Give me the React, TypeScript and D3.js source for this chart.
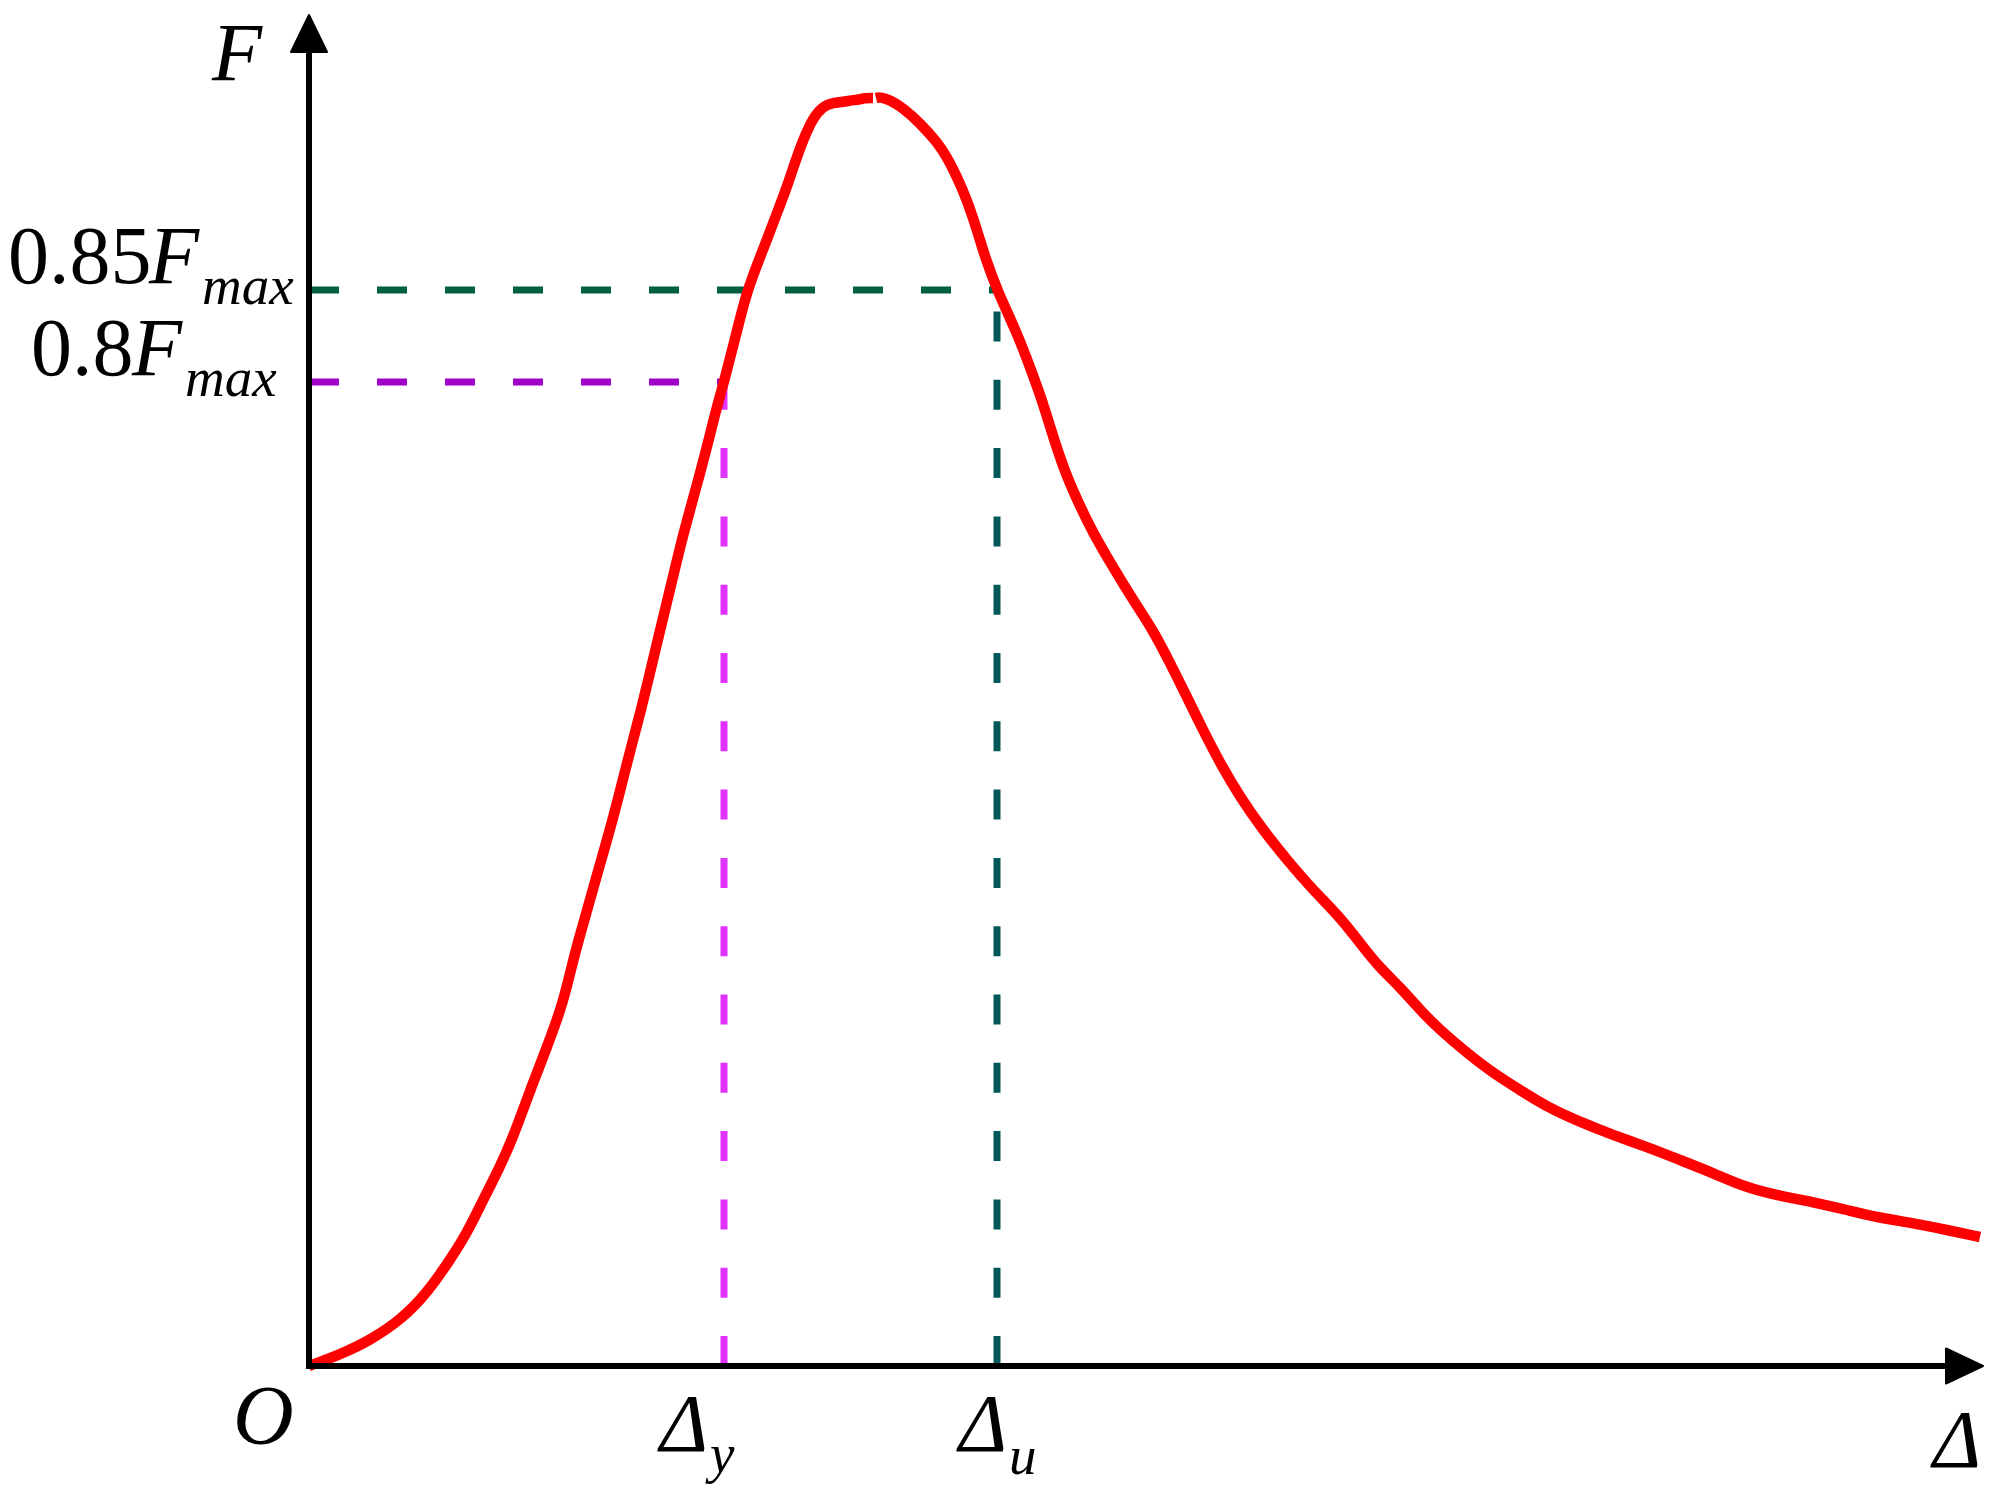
import React from "react";
import * as d3 from "d3";

// Displacement (arbitrary units) and force (arbitrary units, Fmax ≈ 126.9); null = small break in the drawn curve
const dispVals = [0, 3.0, 6.2, 9.4, 11.8, 14.1, 15.8, 17.4, 19.1, 20.4, 21.4, 22.4, 23.3, 25.3, 26.1, 26.95, 27.9, 28.85, 29.8, 30.7, 31.55, 32.4, 33.2, 34.0, 34.8, 35.6, 36.4, 37.2, 38.1, 39.0, 39.9, 40.7, 41.5, 42.7, 43.8, 45.4, 47.1, 47.8, 49.1, 50.4, 51.4, 52.1, 54.8, 55.6, 56.4, 56.55, 56.7, 57.1, 58.1, 59.4, 61.1, 62.8, 63.8, 64.8, 65.8, 66.8, 67.6, 68.8, 70.8, 72.1, 73.3, 74.3, 75.4, 76.8, 78.4, 80.4, 82.4, 84.4, 86.1, 87.8, 89.4, 91.1, 93.1, 95.4, 97.8, 100.4, 103.1, 105.4, 107.1, 109.1, 111.1, 113.1, 115.8, 118.4, 121.1, 123.8, 127.1, 130.4, 133.8, 137.1, 140.4, 143.8, 147.1, 150.4, 153.8, 157.1, 160.4, 163.8, 167.1];
const forceVals: (number | null)[] = [0, 1.1, 2.6, 4.8, 7.3, 10.6, 13.3, 16.6, 19.9, 22.9, 25.6, 28.3, 30.6, 35.9, 39.3, 42.6, 45.9, 49.3, 52.6, 55.9, 59.3, 62.6, 65.6, 68.9, 72.3, 75.6, 78.9, 82.3, 85.6, 88.9, 92.3, 95.6, 98.4, 103.1, 107.6, 111.6, 116.1, 117.9, 121.9, 124.9, 125.9, 126.3, 126.6, 126.8, 126.8, null, 126.8, 126.9, 126.6, 125.8, 124.3, 122.4, 120.9, 118.9, 116.6, 113.6, 110.9, 107.6, 103.3, 99.9, 96.6, 93.3, 89.9, 86.6, 83.3, 79.9, 76.6, 73.6, 70.3, 66.9, 63.6, 60.3, 56.9, 53.6, 50.6, 47.6, 44.9, 41.9, 39.8, 37.9, 35.6, 33.6, 31.3, 29.3, 27.6, 25.9, 24.4, 23.1, 21.9, 20.6, 19.3, 17.8, 17.0, 16.4, 15.6, 14.8, 14.3, 13.6, 12.9];

const xDomain = [0, 167.4];
const yDomain = [0, 126.9];
const yAxisTop = 135.1;

// Reference levels: [0.85Fmax, 0.8Fmax] and displacements [Δu, Δy]
const levelNames = ["0.85", "0.8"];
const levelVals = [107.6, 98.4];
const levelDisp = [68.8, 41.5];
const hColors = ["#006040", "#a000c8"];
const vColors = ["#005858", "#e033ff"];
const dispSubs = ["u", "y"];

const FONT = "'Liberation Serif', 'Times New Roman', serif";

export default function App() {
  const W = 2005, H = 1497;
  const x = d3.scaleLinear().domain(xDomain).range([309, 1983]);
  const y = d3.scaleLinear().domain(yDomain).range([1366, 97]);
  const pts = dispVals.map((d, i) => ({ d, f: forceVals[i] }));
  const line = d3
    .line<{ d: number; f: number | null }>()
    .defined((p) => p.f != null)
    .curve(d3.curveBasis)
    .x((p) => x(p.d))
    .y((p) => y(p.f as number));

  const x0 = x(0), y0 = y(0);
  const xEnd = x(xDomain[1]);
  const yTop = y(yAxisTop);

  return (
    <svg width={W} height={H} style={{ position: "absolute", left: 0, top: 0, display: "block", background: "#fff" }}>
      {/* dashed reference lines */}
      {levelVals.map((v, i) => (
        <g key={i}>
          <line x1={x0} x2={x(levelDisp[i])} y1={y(v)} y2={y(v)} stroke={hColors[i]} strokeWidth={7} strokeDasharray="30 38" />
          <line x1={x(levelDisp[i])} x2={x(levelDisp[i])} y1={y0} y2={y(v)} stroke={vColors[i]} strokeWidth={7} strokeDasharray="30 38.3" />
        </g>
      ))}
      {/* curve */}
      <path d={line(pts) || ""} fill="none" stroke="#ff0000" strokeWidth={10.5} strokeLinejoin="round" />
      {/* axes */}
      <line x1={x0} x2={x0} y1={y0 + 3} y2={yTop + 36} stroke="#000" strokeWidth={6} />
      <line x1={x0 - 3} x2={xEnd - 35} y1={y0} y2={y0} stroke="#000" strokeWidth={6} />
      <path d={`M${x0},${yTop} L${x0 - 18},${yTop + 37} L${x0 + 18},${yTop + 37} Z`} fill="#000" stroke="#000" strokeWidth={2} strokeLinejoin="round" />
      <path d={`M${xEnd},${y0} L${xEnd - 37},${y0 - 17.5} L${xEnd - 37},${y0 + 17.5} Z`} fill="#000" stroke="#000" strokeWidth={2} strokeLinejoin="round" />
      {/* axis labels */}
      <text x={x0 - 97} y={yTop + 65} fontFamily={FONT} fontStyle="italic" fontSize={82}>F</text>
      <text x={x0 - 76} y={y0 + 78} fontFamily={FONT} fontStyle="italic" fontSize={84}>O</text>
      <text x={xEnd - 50} y={y0 + 101} fontFamily={FONT} fontStyle="italic" fontSize={82}>Δ</text>
      {/* level labels */}
      {levelVals.map((v, i) => {
        const yy = y(v);
        const isFirst = i === 0;
        const startX = isFirst ? 8 : 31;
        const fX = isFirst ? 149 : 132;
        const maxX = isFirst ? 202 : 185;
        return (
          <g key={"l" + i} fontFamily={FONT}>
            <text x={startX} y={yy - 7} fontSize={82}>{levelNames[i]}</text>
            <text x={fX} y={yy - 7} fontSize={82} fontStyle="italic">F</text>
            <text x={maxX} y={yy + 14} fontSize={55} fontStyle="italic">max</text>
          </g>
        );
      })}
      {/* displacement labels */}
      {levelDisp.map((d, i) => {
        const xx = x(d);
        const dx = i === 0 ? -38 : -64;
        return (
          <g key={"d" + i} fontFamily={FONT} fontStyle="italic">
            <text x={xx + dx} y={y0 + 85} fontSize={82}>Δ</text>
            <text x={xx + dx + 50} y={y0 + (i === 0 ? 108 : 106)} fontSize={55}>{dispSubs[i]}</text>
          </g>
        );
      })}
    </svg>
  );
}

Given task:
Leave the pictures out and please restate exactly the lines running from the start of the material through the one with "import * as".

Expected answer:
Give me the React, TypeScript and D3.js source for this chart.
import React from "react";
import * as d3 from "d3";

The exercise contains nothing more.